The code above reads in the data for the symbols in our portfolio between the dates of Jan 1, 2011, back to 1095 days before that (3 years).

Now, a quick and dirty back test

Note: this example computes portfolio returns assuming daily rebalancing. For coursera homework 1, you should not assume daily rebalancing.

The first step is to prep the data. We make a copy of our closing prices in to "rets", fill the data forward, then convert it into daily returns:

df_rets = d_data['close'].copy()
df_rets = df_rets.fillna(method='ffill')
df_rets = df_rets.fillna(method='bfill')

na_rets = df_rets.values

Note that we extracted an ndarray from "close" (a pandas DataFrame), so we're now no longer benefitting from DataFrame features. You should consult other locations on this site for details on fill forward and converting into daily returns. For our combined portfolio we'll assume the combined return for each day is a sum of the returns for each equity weighted by the allocation.
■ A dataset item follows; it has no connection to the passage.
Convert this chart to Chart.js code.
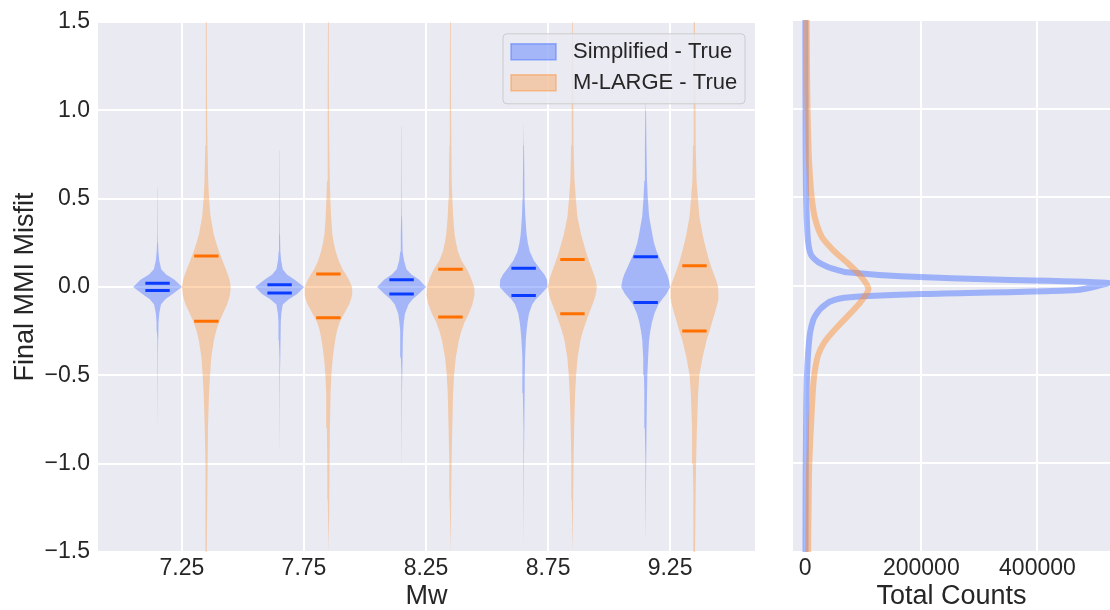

We can quickly compute the daily returns and the cumulative returns as follows:

na_portrets = np.sum(na_rets * lf_port_alloc, axis=1)
na_port_total = np.cumprod(na_portrets + 1)

In a similar manner we can compute the returns of the individual components as follows:

na_component_total = np.cumprod(na_rets + 1, axis=0)

That's it for the "back test." porttot contains the total returns for our combined portfolio.

Plotting the results

Our combined portfolio (and component equities).
fig = plt.figure()
plt.plot(ldt_timestamps, na_component_total, alpha=0.4)
plt.plot(ldt_timestamps, na_port_total)
ls_names = ls_port_syms
plt.ylabel('Cumulative Returns')
plt.savefig('tutorial3.pdf', format='pdf')

Note that the pyplot plot() command is smart enough to plot several lines at once if it is provided a 2D object (our component equities). pyplot automatically assigns a color to each line, but you can, if you like, assign your own colors. We add a legend with the symbol names and also add labels for the axes. Finally, with savefig the figure is written to a file.